**What the task asks:**
Leave out every picture, then output exactly the lines between the ones holding "Generate a Python" and "GRID = '#cdb9a2'", inclusive, and nothing beyond them.

Plotting code records
* * *

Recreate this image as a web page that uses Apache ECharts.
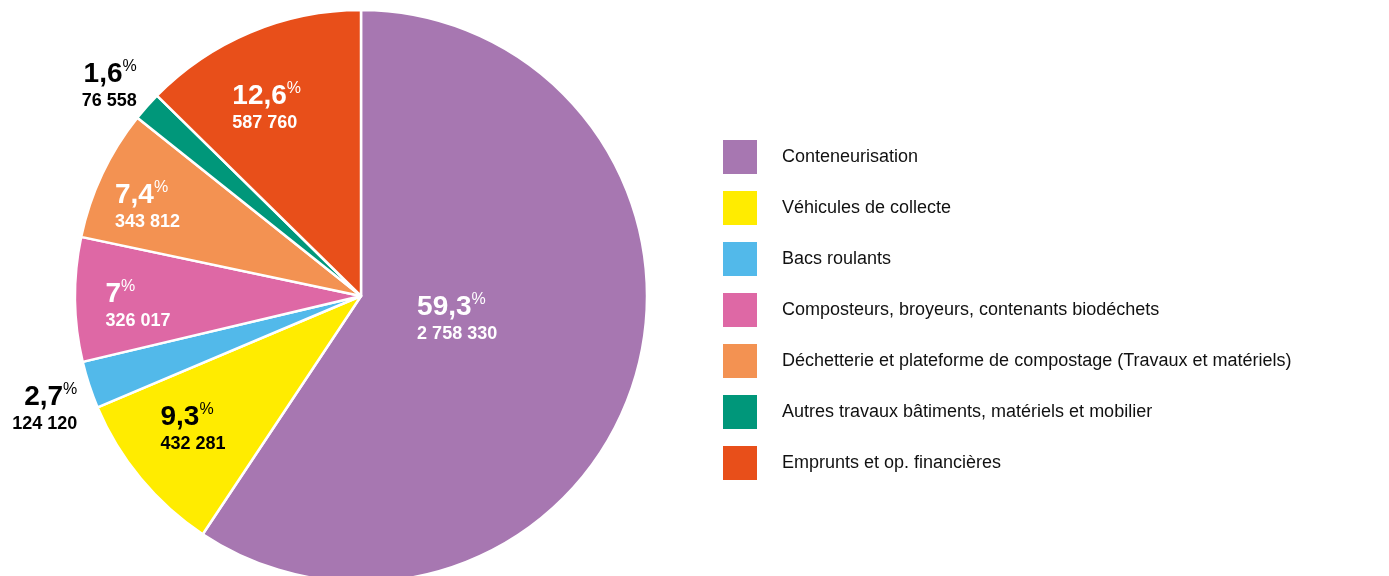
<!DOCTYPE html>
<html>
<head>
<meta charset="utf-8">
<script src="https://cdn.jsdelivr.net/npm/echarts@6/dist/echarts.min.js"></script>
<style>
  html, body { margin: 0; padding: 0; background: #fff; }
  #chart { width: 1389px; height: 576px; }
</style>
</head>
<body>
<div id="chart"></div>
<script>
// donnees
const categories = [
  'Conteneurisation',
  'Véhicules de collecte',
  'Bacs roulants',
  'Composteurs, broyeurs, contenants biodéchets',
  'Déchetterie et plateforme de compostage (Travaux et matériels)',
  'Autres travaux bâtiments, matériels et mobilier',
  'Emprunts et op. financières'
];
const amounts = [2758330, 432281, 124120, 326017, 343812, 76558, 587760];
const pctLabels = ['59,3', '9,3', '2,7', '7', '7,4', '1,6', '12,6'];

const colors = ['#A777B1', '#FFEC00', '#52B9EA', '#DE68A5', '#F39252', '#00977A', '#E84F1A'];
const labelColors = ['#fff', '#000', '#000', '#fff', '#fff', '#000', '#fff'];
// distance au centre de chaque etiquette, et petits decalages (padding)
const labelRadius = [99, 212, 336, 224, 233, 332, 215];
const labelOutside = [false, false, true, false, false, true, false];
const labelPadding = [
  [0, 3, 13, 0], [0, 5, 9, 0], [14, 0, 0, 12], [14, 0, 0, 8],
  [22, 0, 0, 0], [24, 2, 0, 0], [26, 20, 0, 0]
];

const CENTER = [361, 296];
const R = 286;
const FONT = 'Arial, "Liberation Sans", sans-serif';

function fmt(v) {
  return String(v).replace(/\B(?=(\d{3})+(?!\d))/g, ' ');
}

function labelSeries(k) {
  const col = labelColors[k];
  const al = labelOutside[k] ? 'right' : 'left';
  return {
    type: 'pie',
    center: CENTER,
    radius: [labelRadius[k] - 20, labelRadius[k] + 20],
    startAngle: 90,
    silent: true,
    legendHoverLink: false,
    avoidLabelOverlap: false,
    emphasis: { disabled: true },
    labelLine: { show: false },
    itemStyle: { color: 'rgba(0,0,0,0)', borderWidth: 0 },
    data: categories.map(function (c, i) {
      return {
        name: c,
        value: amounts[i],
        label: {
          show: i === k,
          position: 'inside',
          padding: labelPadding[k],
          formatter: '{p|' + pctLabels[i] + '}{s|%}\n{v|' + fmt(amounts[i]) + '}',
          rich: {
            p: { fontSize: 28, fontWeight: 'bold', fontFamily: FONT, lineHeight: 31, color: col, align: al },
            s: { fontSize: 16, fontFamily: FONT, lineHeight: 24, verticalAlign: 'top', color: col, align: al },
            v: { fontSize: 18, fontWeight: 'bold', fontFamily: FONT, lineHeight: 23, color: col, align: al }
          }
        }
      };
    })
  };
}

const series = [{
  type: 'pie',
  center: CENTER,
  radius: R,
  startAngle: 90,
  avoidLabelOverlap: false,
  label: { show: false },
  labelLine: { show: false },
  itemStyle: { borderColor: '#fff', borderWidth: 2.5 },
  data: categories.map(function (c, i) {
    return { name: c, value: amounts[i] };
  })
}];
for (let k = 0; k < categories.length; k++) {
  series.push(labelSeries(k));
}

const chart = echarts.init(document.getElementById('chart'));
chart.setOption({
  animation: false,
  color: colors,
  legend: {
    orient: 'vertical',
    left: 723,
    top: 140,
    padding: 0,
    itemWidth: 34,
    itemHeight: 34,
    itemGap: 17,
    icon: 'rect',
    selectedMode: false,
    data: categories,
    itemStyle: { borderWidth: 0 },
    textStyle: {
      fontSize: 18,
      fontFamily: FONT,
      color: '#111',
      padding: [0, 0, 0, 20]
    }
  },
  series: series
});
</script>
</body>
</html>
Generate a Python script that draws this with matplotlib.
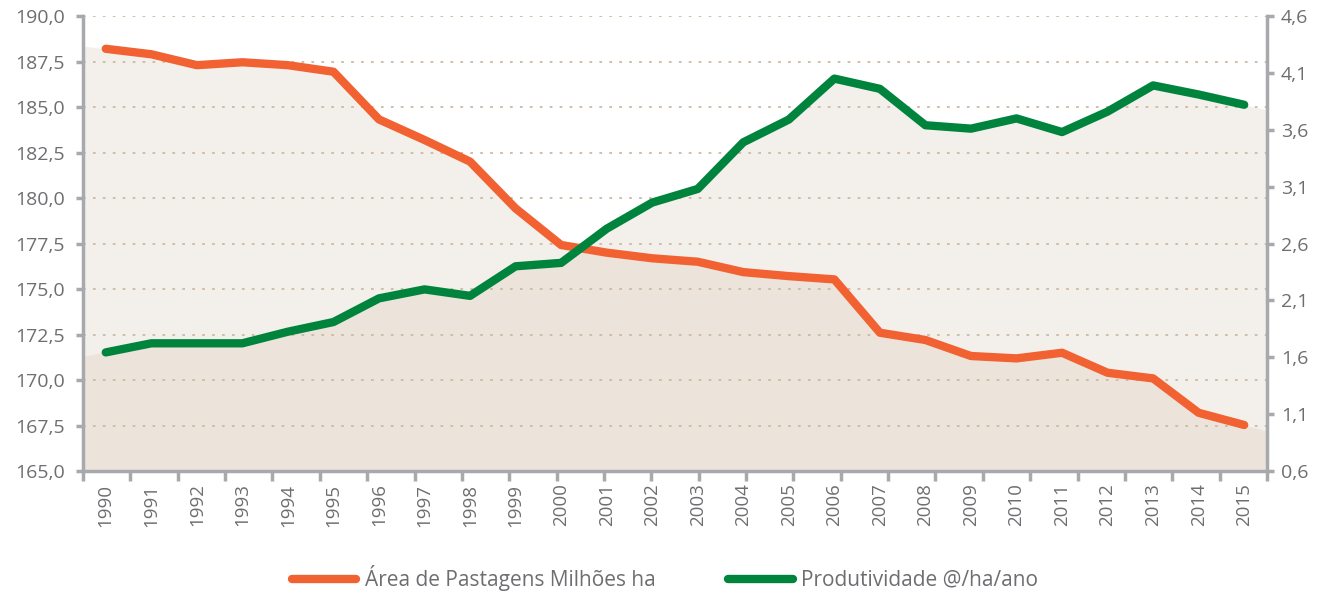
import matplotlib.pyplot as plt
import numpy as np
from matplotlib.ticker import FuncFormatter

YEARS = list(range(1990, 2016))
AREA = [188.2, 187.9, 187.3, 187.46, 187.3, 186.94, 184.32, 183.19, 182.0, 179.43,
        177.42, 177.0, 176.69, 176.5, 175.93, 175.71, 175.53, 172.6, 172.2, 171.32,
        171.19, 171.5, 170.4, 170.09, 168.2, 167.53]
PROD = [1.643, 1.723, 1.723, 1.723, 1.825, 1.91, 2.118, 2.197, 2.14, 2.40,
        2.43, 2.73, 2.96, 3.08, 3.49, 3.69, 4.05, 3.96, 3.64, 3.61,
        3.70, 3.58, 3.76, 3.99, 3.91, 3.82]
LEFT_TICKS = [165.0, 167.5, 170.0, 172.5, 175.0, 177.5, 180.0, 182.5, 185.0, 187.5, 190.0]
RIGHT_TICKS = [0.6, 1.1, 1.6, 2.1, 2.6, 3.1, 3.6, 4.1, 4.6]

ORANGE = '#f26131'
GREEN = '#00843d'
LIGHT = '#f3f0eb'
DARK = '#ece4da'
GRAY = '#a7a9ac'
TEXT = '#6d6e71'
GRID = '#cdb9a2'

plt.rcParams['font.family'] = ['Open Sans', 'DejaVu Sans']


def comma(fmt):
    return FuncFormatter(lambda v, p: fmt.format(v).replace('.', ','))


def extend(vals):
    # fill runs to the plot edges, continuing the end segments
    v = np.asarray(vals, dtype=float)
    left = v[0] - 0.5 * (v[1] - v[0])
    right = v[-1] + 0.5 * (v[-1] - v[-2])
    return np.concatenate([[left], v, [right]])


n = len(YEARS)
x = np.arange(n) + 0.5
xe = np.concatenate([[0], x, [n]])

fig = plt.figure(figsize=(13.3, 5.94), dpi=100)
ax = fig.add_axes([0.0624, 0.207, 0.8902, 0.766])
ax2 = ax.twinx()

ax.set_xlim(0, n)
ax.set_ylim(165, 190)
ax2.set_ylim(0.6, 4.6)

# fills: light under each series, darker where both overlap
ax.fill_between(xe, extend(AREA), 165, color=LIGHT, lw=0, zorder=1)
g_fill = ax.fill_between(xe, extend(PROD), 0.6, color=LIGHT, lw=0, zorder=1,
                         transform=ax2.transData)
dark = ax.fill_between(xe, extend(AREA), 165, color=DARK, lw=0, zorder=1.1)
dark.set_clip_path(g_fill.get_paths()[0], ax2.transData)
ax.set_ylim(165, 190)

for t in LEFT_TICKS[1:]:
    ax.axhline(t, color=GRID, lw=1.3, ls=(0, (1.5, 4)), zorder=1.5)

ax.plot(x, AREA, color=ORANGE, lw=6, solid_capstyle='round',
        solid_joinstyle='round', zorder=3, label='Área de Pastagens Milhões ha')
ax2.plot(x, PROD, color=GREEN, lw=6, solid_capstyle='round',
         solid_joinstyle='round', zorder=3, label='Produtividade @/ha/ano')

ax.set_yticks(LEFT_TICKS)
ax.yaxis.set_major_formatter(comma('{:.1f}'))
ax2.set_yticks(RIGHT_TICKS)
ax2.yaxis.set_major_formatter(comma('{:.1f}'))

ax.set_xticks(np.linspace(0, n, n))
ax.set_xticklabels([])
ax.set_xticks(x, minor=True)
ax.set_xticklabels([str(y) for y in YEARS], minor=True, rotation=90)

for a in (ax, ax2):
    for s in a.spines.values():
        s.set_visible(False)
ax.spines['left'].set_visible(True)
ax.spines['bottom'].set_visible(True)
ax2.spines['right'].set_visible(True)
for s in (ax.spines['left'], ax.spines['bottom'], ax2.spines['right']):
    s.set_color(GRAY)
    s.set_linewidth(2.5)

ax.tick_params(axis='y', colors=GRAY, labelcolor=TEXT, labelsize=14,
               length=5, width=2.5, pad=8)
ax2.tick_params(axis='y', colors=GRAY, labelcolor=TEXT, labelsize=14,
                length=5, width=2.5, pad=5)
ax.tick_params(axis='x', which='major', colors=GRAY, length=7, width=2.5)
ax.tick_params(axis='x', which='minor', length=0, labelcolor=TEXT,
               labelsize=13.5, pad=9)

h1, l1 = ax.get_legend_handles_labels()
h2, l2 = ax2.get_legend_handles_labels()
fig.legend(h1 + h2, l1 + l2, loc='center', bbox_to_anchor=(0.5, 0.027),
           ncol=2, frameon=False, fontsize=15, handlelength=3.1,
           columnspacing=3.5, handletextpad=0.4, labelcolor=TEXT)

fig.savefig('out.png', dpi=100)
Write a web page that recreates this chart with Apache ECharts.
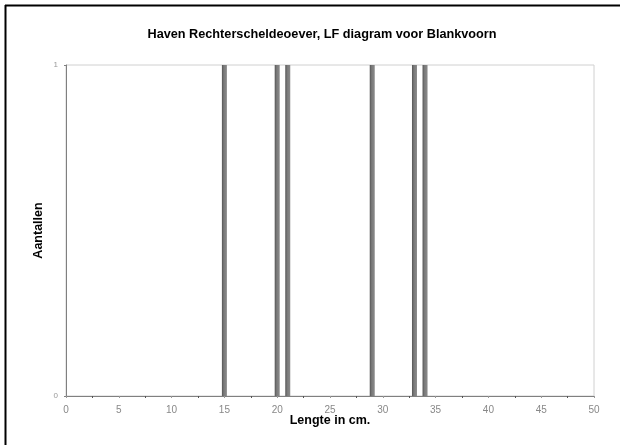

* * *

**Finished exercise:**
Generate a Python script that draws this with matplotlib.
import matplotlib.pyplot as plt
import numpy as np
from matplotlib.ticker import FuncFormatter

YEARS = list(range(1990, 2016))
AREA = [188.2, 187.9, 187.3, 187.46, 187.3, 186.94, 184.32, 183.19, 182.0, 179.43,
        177.42, 177.0, 176.69, 176.5, 175.93, 175.71, 175.53, 172.6, 172.2, 171.32,
        171.19, 171.5, 170.4, 170.09, 168.2, 167.53]
PROD = [1.643, 1.723, 1.723, 1.723, 1.825, 1.91, 2.118, 2.197, 2.14, 2.40,
        2.43, 2.73, 2.96, 3.08, 3.49, 3.69, 4.05, 3.96, 3.64, 3.61,
        3.70, 3.58, 3.76, 3.99, 3.91, 3.82]
LEFT_TICKS = [165.0, 167.5, 170.0, 172.5, 175.0, 177.5, 180.0, 182.5, 185.0, 187.5, 190.0]
RIGHT_TICKS = [0.6, 1.1, 1.6, 2.1, 2.6, 3.1, 3.6, 4.1, 4.6]

ORANGE = '#f26131'
GREEN = '#00843d'
LIGHT = '#f3f0eb'
DARK = '#ece4da'
GRAY = '#a7a9ac'
TEXT = '#6d6e71'
GRID = '#cdb9a2'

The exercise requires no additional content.